The club normally contributes $100,000 per annum to the local community, mostly in sponsorship and donations to sporting clubs and charity groups.

It will likely push that back to some stage next year. He said they were trying to launch new initiatives, such as an online auction.

Penaluna said for the playing group, it had been four seasons in three months, with the uncertainty around the season.

They had played a couple of practice matches before the first lockdown with the season eventually cancelled.

“Choco [Mark Williams] and the footy boys do a wonderful job through Whatsapp and have regular Zoom meetings with the players, coaches, support and staff.”

Some players have headed interstate for the football season, getting the opportunity to play in other state leagues. Penaluna said they had no issue with that, as players still try to find a way onto an AFL list.

Penaluna said the playing group was trying to stay active.

“Some of the players have been involved providing video content for schools and local clubs, our players and community team have been very much at the front.

“I haven’t seen anyone do it better than we have… I’m very proud of what they’ve been able to achieve with that.

“Choco is the Wyndham council, Find Your 30 ambassador and we’ve been supporting that as well.

“Our community team is working with other stakeholders, especially the council, around what we can be looking to support them with.

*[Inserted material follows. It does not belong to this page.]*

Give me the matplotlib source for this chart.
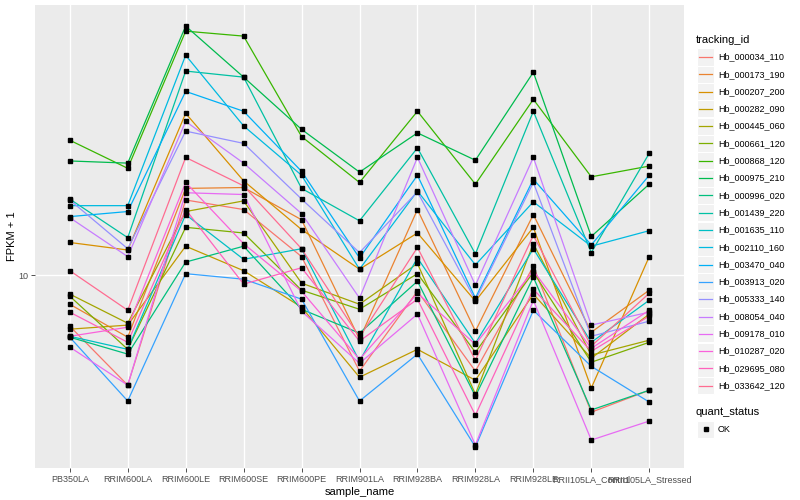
import numpy as np
import matplotlib.pyplot as plt
from matplotlib.lines import Line2D
from matplotlib.patches import Rectangle

plt.rcParams['font.family'] = ['Liberation Sans', 'DejaVu Sans']

# ---------------------------------------------------------------------
# data: FPKM + 1 per gene across samples
# ---------------------------------------------------------------------
samples = ['PB350LA', 'RRIM600LA', 'RRIM600LE', 'RRIM600SE', 'RRIM600PE',
           'RRIM901LA', 'RRIM928BA', 'RRIM928LA', 'RRIM928LE',
           'RRII105LA_Control', 'RRII105LA_Stressed']

genes = ['Hb_000034_110', 'Hb_000173_190', 'Hb_000207_200', 'Hb_000282_090',
         'Hb_000445_060', 'Hb_000661_120', 'Hb_000868_120', 'Hb_000975_210',
         'Hb_000996_020', 'Hb_001439_220', 'Hb_001635_110', 'Hb_002110_160',
         'Hb_003470_040', 'Hb_003913_020', 'Hb_005333_140', 'Hb_008054_040',
         'Hb_009178_010', 'Hb_010287_020', 'Hb_029695_080', 'Hb_033642_120']

# ggplot default hue palette for 20 levels
colors = ['#F8766D', '#EA8331', '#D89000', '#C09B00', '#A3A500', '#7CAE00',
          '#39B600', '#00BB4E', '#00BF7D', '#00C1A3', '#00BFC4', '#00BAE0',
          '#00B0F6', '#35A2FF', '#9590FF', '#C77CFF', '#E76BF3', '#FA62DB',
          '#FF62BC', '#FF6C91']

hb_000034_110 = [7.15, 4.85, 16.4, 15.4, 11.3, 5.32, 9.00, 5.32, 10.6, 4.06, 4.69]
hb_000173_190 = [8.26, 6.65, 17.7, 17.8, 14.4, 6.56, 15.4, 6.92, 14.9, 6.87, 9.06]
hb_000207_200 = [12.4, 11.8, 29.0, 18.6, 13.5, 10.4, 13.2, 8.43, 13.7, 4.76, 11.3]
hb_000282_090 = [7.01, 7.20, 12.1, 10.3, 8.10, 5.11, 6.14, 5.01, 8.83, 5.79, 7.74]
hb_000445_060 = [8.83, 7.29, 15.2, 16.3, 9.49, 8.26, 10.8, 4.57, 12.3, 5.91, 6.52]
hb_000661_120 = [8.71, 6.14, 13.7, 13.2, 9.06, 7.99, 10.1, 6.02, 10.2, 5.64, 6.43]
hb_000868_120 = [24.3, 20.2, 49.8, 48.2, 24.9, 18.4, 29.4, 18.2, 31.8, 19.1, 20.5]
hb_000975_210 = [21.2, 20.9, 51.5, 36.8, 26.1, 19.7, 25.5, 21.3, 38.0, 12.9, 18.2]
hb_000996_020 = [6.65, 5.95, 10.9, 12.1, 7.99, 6.83, 9.61, 4.51, 9.87, 4.12, 4.69]
hb_001439_220 = [16.5, 12.8, 38.3, 36.8, 17.7, 14.3, 23.1, 11.5, 29.4, 11.6, 22.3]
hb_001635_110 = [6.69, 6.14, 14.9, 11.1, 11.9, 5.68, 11.2, 6.39, 11.9, 6.43, 8.48]
hb_002110_160 = [15.8, 15.8, 42.5, 26.7, 19.3, 10.4, 17.4, 10.7, 16.2, 12.1, 13.4]
hb_003470_040 = [14.7, 15.2, 33.5, 29.4, 19.8, 11.2, 19.3, 8.60, 18.8, 12.2, 19.3]
hb_003913_020 = [6.65, 4.37, 10.1, 9.74, 8.54, 4.37, 5.95, 3.23, 7.94, 5.49, 4.34]
hb_005333_140 = [16.4, 11.9, 25.8, 23.8, 16.5, 11.6, 17.3, 8.48, 18.4, 6.69, 7.39]
hb_008054_040 = [14.6, 11.3, 27.5, 20.9, 15.0, 8.60, 21.7, 9.36, 21.7, 7.20, 7.84]
hb_009178_010 = [6.23, 4.85, 17.2, 17.0, 7.89, 5.60, 7.74, 3.27, 8.48, 3.38, 3.83]
hb_010287_020 = [6.69, 7.10, 18.4, 12.3, 9.00, 5.75, 8.88, 6.35, 10.3, 6.18, 7.94]
hb_029695_080 = [7.84, 6.43, 15.4, 9.43, 10.5, 6.48, 8.54, 3.98, 9.12, 6.06, 7.64]
hb_033642_120 = [10.3, 7.94, 21.7, 18.0, 11.9, 6.65, 12.0, 5.71, 13.0, 6.27, 8.88]

series = [hb_000034_110, hb_000173_190, hb_000207_200, hb_000282_090,
          hb_000445_060, hb_000661_120, hb_000868_120, hb_000975_210,
          hb_000996_020, hb_001439_220, hb_001635_110, hb_002110_160,
          hb_003470_040, hb_003913_020, hb_005333_140, hb_008054_040,
          hb_009178_010, hb_010287_020, hb_029695_080, hb_033642_120]

# ---------------------------------------------------------------------
# figure, ggplot-like panel
# ---------------------------------------------------------------------
W, H = 800, 500
fig = plt.figure(figsize=(8, 5), dpi=100)

def fx(x):
    return x / W

def fy(y):
    return 1 - y / H

ax = fig.add_axes([fx(35), fy(468), fx(684 - 35), (468 - 5) / H])
ax.set_facecolor('#EBEBEB')
for s in ax.spines.values():
    s.set_visible(False)

x = np.arange(len(samples))
for vals, c in zip(series, colors):
    ax.plot(x, vals, color=c, lw=0.9, zorder=2)
for vals in series:
    ax.plot(x, vals, ls='none', marker='s', ms=2.3, color='black', zorder=3)

ax.set_yscale('log')
allv = np.log10(np.concatenate([np.array(v) for v in series]))
lo, hi = allv.min(), allv.max()
pad = 0.05 * (hi - lo)
ax.set_ylim(10 ** (lo - pad), 10 ** (hi + pad))
ax.set_yticks([10])
ax.set_yticklabels(['10'])
ax.yaxis.set_minor_locator(plt.NullLocator())

ax.set_xlim(-0.6, len(samples) - 0.4)
ax.set_xticks(x)
ax.set_xticklabels(samples)

ax.grid(True, which='major', color='white', lw=1.0)
ax.set_axisbelow(True)
ax.tick_params(length=3, width=0.6, color='#333333', labelcolor='#4D4D4D',
               labelsize=6.5, pad=2)
ax.set_xlabel('sample_name', fontsize=8, labelpad=2)
ax.set_ylabel('FPKM + 1', fontsize=8, labelpad=1)

# ---------------------------------------------------------------------
# legends (drawn by hand to get the ggplot key look)
# ---------------------------------------------------------------------
fig.text(fx(696), fy(40), 'tracking_id', fontsize=8, va='center', ha='left')
for i, (g, c) in enumerate(zip(genes, colors)):
    yc = 57 + 17.3 * i
    fig.add_artist(Rectangle((fx(697), fy(yc + 8.5)), 17 / W, 17 / H,
                             transform=fig.transFigure, facecolor='#F2F2F2',
                             edgecolor='white', lw=0.8))
    fig.add_artist(Line2D([fx(699), fx(712)], [fy(yc), fy(yc)], color=c, lw=0.9,
                          transform=fig.transFigure))
    fig.text(fx(718), fy(yc), g, fontsize=6.5, va='center', ha='left')

fig.text(fx(696), fy(412), 'quant_status', fontsize=8, va='center', ha='left')
fig.add_artist(Rectangle((fx(697), fy(429 + 8.5)), 17 / W, 17 / H,
                         transform=fig.transFigure, facecolor='#F2F2F2',
                         edgecolor='white', lw=0.8))
fig.add_artist(Line2D([fx(705.5)], [fy(429)], ls='none', marker='s', ms=2.3,
                      color='black', transform=fig.transFigure))
fig.text(fx(718), fy(429), 'OK', fontsize=6.5, va='center', ha='left')

fig.savefig('out.png', dpi=100)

“We’ve also had regular contact with the Salvation Army and others, looking for ways and means we can help those non-for profits as well.”

Penaluna is just as proud of the local community and its support of the club.

“We haven’t had any sponsors ask for a refund on their sponsorship dollars,” he said.

“Of all of our members, we’ve only had two get in contact… and ask for reimbursement of their 2020 membership.

“I think it says a lot about the members and the broader Wyndham community about the loyalty and passion they show towards our club.”